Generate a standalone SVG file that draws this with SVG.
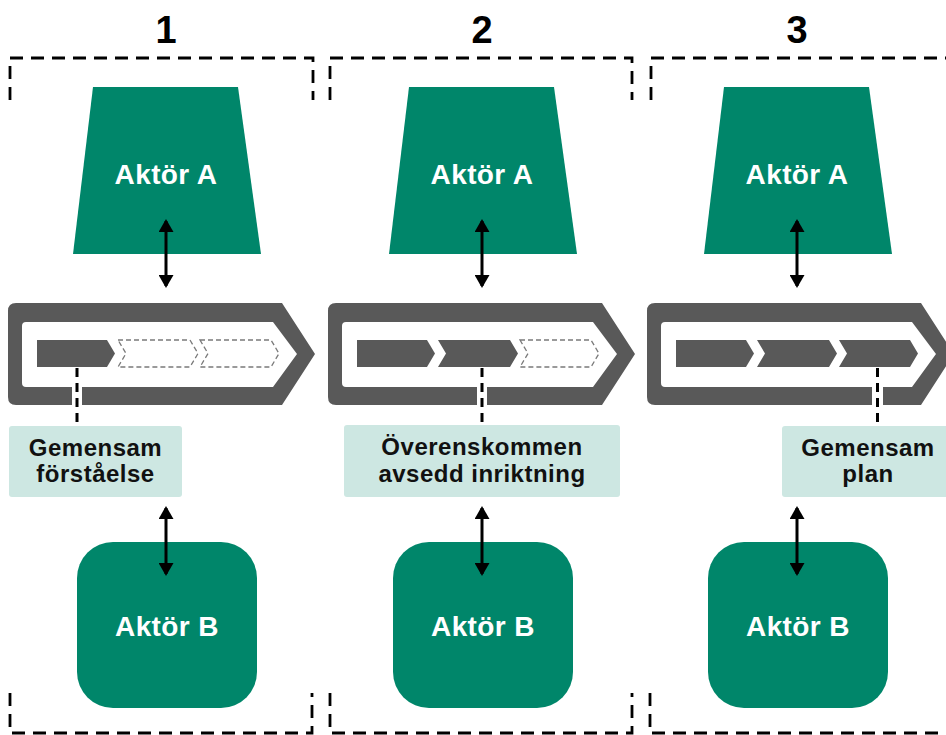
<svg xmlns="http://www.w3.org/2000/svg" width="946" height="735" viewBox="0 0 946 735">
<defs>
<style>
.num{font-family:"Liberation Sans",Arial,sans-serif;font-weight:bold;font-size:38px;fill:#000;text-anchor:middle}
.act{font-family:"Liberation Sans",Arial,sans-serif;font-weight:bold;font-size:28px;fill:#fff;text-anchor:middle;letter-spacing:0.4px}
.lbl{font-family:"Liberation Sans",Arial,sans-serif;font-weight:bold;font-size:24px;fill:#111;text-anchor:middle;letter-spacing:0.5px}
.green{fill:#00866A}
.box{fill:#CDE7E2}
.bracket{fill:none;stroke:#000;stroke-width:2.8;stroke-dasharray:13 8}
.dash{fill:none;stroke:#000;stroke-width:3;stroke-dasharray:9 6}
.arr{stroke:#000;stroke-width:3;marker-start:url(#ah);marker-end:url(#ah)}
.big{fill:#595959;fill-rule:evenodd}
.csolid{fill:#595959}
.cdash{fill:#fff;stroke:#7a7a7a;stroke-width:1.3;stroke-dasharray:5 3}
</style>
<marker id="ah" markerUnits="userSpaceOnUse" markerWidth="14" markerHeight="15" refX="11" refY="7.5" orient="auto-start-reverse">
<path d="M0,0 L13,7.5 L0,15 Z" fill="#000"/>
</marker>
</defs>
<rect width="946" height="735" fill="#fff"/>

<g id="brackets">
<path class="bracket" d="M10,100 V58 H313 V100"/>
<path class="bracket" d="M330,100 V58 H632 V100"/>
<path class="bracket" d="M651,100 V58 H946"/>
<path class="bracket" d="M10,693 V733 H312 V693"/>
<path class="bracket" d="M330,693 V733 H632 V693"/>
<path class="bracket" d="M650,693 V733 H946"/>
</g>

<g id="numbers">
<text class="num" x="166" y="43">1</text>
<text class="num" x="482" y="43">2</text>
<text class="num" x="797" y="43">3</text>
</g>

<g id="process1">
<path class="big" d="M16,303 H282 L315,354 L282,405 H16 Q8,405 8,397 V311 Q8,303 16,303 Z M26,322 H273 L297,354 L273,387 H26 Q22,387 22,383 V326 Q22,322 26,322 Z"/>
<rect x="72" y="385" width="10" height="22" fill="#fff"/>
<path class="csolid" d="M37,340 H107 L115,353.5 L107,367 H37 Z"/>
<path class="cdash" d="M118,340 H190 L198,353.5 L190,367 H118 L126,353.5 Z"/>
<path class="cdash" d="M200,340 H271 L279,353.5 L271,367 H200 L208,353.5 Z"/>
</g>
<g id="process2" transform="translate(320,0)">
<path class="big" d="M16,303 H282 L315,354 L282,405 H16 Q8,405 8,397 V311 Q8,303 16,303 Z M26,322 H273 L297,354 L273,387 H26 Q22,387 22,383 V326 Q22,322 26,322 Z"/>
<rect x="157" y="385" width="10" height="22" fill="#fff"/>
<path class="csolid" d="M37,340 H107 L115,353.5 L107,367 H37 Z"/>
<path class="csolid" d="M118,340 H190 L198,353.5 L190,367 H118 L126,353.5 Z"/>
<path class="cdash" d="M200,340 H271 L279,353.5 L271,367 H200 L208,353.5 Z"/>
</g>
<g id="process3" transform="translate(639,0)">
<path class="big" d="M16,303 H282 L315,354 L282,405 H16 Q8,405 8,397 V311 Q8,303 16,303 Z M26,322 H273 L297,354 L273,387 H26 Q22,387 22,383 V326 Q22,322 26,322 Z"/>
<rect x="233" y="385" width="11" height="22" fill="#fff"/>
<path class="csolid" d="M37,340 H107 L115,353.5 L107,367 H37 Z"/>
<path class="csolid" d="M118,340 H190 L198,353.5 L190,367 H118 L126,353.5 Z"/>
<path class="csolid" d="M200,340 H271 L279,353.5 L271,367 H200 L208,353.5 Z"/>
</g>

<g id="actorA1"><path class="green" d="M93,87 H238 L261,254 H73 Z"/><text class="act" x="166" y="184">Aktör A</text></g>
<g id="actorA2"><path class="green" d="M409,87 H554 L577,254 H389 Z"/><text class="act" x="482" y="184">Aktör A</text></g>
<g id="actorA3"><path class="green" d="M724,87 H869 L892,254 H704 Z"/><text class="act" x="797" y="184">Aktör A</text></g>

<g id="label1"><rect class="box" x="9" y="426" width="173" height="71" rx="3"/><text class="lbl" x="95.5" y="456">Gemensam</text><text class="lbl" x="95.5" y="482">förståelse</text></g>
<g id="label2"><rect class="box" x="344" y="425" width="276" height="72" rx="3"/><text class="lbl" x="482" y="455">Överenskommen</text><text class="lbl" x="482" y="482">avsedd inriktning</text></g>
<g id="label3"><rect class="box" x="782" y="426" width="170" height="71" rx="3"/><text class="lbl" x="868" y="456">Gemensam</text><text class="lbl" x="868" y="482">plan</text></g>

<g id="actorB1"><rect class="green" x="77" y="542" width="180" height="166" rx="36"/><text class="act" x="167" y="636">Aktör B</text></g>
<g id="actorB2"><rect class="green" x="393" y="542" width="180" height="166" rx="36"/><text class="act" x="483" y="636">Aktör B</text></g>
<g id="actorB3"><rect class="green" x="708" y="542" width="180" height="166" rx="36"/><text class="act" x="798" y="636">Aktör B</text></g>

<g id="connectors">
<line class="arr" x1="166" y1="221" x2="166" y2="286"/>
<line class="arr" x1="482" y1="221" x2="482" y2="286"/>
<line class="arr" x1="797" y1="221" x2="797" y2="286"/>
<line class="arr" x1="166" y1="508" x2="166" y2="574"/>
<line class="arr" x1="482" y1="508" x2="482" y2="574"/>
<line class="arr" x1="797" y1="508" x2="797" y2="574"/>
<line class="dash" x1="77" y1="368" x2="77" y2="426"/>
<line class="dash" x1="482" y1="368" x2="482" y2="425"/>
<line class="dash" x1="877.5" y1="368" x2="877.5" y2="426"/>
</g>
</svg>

•••••

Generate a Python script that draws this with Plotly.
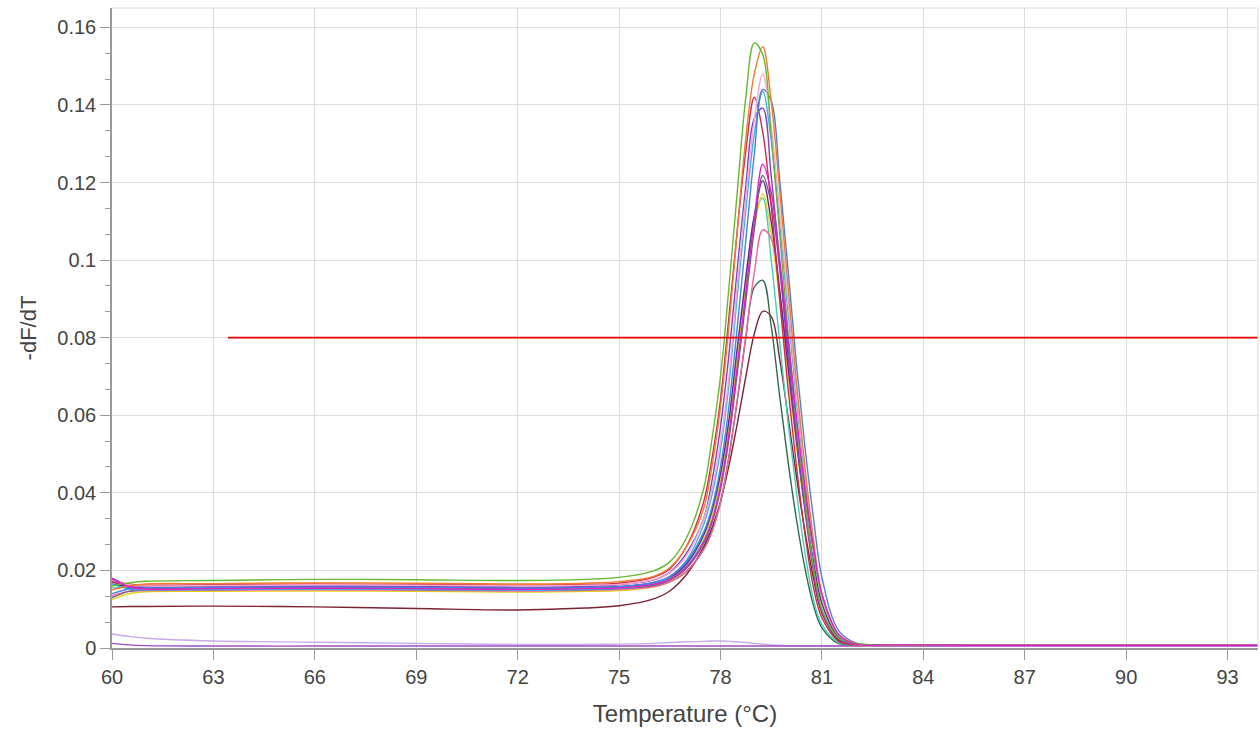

•••••

Written instruction: Tally the lines in these entries that have the string "this" in them, then answer with the count and nothing else.

Response to the task: 2